_WHAT TO DO_:
Leave out the pictures and print only the lines from the one with "Give me the" through the one with "7000, interval: 1000", exactly as they are.

_ENTRIES PROVIDED_:
— BEGIN —

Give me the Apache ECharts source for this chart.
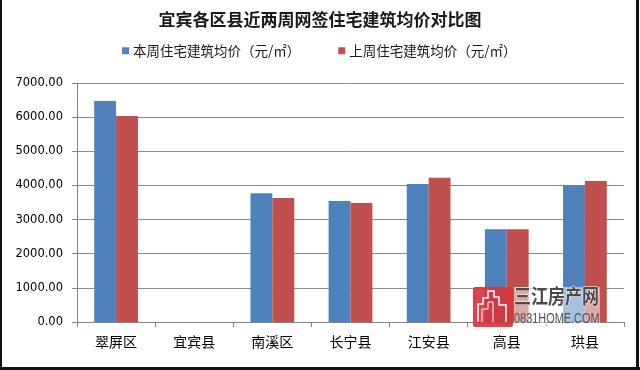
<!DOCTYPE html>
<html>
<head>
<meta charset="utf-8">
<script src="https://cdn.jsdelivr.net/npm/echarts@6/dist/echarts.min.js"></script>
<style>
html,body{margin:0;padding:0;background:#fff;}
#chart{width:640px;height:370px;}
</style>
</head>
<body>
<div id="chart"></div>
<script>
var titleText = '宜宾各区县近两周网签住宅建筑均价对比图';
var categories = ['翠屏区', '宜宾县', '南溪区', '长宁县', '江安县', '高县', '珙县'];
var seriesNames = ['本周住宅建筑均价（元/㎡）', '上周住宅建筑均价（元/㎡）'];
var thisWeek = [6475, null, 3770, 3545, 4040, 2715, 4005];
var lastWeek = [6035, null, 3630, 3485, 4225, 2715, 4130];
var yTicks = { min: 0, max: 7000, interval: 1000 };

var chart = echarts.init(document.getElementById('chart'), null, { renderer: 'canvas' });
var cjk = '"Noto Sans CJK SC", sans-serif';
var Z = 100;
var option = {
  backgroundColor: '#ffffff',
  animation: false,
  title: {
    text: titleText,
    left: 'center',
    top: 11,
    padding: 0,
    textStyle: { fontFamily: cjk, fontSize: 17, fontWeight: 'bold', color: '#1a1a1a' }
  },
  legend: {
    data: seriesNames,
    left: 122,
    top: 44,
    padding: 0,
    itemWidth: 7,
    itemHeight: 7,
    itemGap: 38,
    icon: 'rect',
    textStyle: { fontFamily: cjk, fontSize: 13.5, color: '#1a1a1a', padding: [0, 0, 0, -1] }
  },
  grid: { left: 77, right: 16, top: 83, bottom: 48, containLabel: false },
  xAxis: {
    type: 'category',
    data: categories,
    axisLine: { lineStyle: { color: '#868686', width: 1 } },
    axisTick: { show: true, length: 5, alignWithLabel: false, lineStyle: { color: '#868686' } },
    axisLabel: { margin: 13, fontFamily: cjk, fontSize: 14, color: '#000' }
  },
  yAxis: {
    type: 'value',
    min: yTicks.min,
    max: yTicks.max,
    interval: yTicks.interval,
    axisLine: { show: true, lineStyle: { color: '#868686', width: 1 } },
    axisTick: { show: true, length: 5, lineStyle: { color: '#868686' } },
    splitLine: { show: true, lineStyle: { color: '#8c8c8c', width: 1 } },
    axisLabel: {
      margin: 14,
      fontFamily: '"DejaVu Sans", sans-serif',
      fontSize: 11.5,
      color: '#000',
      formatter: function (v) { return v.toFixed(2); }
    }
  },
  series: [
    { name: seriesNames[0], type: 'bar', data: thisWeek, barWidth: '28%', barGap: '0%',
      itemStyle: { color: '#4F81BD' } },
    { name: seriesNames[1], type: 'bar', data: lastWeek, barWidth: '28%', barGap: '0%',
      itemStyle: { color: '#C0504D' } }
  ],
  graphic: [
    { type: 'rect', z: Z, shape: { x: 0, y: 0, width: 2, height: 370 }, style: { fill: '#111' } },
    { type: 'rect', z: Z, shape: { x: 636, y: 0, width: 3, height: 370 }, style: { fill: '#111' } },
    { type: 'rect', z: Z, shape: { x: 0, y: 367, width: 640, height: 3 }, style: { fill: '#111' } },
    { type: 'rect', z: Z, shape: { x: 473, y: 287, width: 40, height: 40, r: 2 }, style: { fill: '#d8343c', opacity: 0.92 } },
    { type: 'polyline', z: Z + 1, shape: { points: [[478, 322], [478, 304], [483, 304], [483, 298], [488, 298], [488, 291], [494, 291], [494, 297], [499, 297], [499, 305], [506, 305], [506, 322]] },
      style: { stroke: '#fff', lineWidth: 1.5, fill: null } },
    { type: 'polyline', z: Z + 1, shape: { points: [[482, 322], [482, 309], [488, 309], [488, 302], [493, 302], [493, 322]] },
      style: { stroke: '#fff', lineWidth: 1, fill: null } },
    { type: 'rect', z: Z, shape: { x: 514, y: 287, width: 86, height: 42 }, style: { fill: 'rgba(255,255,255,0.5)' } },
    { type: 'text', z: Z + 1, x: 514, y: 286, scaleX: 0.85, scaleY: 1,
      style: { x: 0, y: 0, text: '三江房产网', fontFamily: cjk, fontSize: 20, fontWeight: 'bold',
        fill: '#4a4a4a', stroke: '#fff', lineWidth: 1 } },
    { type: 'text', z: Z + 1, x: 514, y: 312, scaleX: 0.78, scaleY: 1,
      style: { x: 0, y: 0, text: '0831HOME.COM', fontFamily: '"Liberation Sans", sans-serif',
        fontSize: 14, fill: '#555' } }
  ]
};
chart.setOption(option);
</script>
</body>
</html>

— END —
— BEGIN —

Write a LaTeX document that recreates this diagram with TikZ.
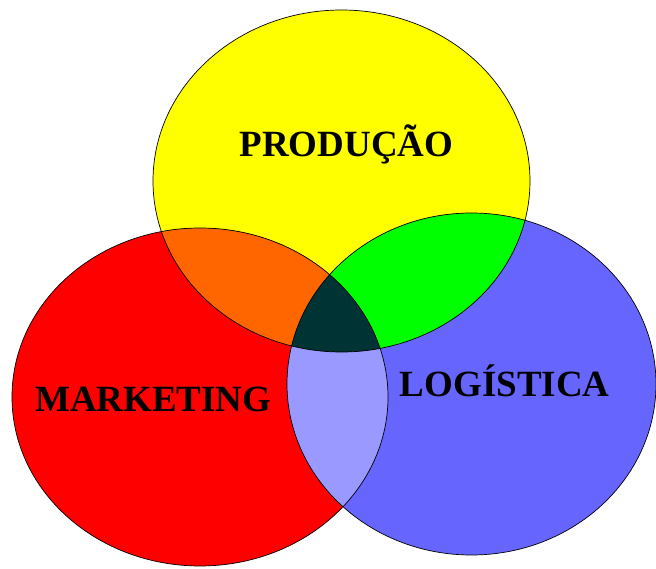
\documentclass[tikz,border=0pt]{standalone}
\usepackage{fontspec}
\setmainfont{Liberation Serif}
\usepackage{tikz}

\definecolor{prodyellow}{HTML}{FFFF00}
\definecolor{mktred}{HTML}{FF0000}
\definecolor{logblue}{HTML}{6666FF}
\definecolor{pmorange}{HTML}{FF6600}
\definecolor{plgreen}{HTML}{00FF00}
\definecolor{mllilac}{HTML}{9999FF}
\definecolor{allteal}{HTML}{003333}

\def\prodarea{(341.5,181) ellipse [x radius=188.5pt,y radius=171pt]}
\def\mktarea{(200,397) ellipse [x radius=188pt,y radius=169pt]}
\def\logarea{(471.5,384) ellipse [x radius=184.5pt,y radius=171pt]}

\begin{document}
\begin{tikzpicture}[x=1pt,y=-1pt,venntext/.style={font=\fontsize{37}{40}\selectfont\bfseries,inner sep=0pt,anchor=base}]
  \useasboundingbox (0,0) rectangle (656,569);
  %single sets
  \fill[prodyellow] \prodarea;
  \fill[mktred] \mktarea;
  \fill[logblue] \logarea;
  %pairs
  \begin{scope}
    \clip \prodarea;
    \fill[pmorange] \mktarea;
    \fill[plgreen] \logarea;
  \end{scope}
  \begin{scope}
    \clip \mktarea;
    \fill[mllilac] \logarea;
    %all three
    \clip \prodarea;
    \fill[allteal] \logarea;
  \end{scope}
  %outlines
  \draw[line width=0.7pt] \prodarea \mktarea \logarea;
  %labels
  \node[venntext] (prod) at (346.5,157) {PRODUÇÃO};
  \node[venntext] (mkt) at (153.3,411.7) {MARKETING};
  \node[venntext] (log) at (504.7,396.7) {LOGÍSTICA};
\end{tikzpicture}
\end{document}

— END —
— BEGIN —

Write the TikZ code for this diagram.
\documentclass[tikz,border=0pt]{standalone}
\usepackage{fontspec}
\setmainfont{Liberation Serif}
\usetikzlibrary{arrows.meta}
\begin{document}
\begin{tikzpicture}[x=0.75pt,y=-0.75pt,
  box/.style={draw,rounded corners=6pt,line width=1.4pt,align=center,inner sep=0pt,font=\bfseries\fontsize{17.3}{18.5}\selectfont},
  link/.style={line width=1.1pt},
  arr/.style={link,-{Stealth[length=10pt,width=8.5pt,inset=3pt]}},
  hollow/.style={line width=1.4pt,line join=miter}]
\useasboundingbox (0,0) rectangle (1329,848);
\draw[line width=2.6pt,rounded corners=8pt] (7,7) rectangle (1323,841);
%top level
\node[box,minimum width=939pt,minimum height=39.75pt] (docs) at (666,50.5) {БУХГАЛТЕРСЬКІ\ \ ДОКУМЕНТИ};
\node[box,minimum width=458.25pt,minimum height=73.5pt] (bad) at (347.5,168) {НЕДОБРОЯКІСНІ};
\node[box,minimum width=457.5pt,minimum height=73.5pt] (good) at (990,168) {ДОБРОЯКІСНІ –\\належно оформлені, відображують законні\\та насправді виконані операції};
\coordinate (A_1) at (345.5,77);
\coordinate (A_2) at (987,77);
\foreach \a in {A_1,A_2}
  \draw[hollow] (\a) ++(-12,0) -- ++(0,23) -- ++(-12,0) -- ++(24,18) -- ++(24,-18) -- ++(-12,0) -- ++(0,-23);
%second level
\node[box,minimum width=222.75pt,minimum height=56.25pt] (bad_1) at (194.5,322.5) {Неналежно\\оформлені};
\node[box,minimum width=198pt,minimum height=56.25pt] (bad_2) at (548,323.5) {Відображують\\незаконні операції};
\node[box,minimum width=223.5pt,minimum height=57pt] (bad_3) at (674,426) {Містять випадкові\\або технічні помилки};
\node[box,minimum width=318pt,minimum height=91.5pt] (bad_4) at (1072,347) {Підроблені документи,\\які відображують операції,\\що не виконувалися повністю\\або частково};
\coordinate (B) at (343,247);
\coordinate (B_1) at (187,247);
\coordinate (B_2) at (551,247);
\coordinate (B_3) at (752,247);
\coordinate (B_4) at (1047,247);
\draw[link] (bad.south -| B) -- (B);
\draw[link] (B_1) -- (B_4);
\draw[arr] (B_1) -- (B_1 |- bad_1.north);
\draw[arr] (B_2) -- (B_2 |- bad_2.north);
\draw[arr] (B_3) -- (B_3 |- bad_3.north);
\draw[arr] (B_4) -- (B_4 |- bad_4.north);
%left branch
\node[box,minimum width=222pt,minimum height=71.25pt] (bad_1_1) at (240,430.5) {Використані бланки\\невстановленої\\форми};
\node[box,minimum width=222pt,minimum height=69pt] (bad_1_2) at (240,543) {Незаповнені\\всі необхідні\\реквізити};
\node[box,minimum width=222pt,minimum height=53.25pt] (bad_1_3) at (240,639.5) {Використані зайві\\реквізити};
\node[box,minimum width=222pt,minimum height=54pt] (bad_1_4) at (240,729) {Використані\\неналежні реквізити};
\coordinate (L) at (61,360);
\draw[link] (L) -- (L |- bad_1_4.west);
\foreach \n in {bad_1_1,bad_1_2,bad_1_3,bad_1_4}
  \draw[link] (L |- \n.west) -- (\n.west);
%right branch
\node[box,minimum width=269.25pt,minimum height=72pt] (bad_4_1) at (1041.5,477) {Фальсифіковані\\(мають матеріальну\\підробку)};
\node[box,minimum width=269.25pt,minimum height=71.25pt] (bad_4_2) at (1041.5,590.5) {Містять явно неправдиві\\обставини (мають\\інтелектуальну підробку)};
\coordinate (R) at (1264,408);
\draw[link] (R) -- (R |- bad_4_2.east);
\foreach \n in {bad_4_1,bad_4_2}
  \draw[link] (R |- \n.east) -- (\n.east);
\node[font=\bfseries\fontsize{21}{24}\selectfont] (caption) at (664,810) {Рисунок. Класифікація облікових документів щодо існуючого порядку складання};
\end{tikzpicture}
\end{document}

— END —

_WRITTEN RESPONSE_:
Give me the Apache ECharts source for this chart.
<!DOCTYPE html>
<html>
<head>
<meta charset="utf-8">
<script src="https://cdn.jsdelivr.net/npm/echarts@6/dist/echarts.min.js"></script>
<style>
html,body{margin:0;padding:0;background:#fff;}
#chart{width:640px;height:370px;}
</style>
</head>
<body>
<div id="chart"></div>
<script>
var titleText = '宜宾各区县近两周网签住宅建筑均价对比图';
var categories = ['翠屏区', '宜宾县', '南溪区', '长宁县', '江安县', '高县', '珙县'];
var seriesNames = ['本周住宅建筑均价（元/㎡）', '上周住宅建筑均价（元/㎡）'];
var thisWeek = [6475, null, 3770, 3545, 4040, 2715, 4005];
var lastWeek = [6035, null, 3630, 3485, 4225, 2715, 4130];
var yTicks = { min: 0, max: 7000, interval: 1000 };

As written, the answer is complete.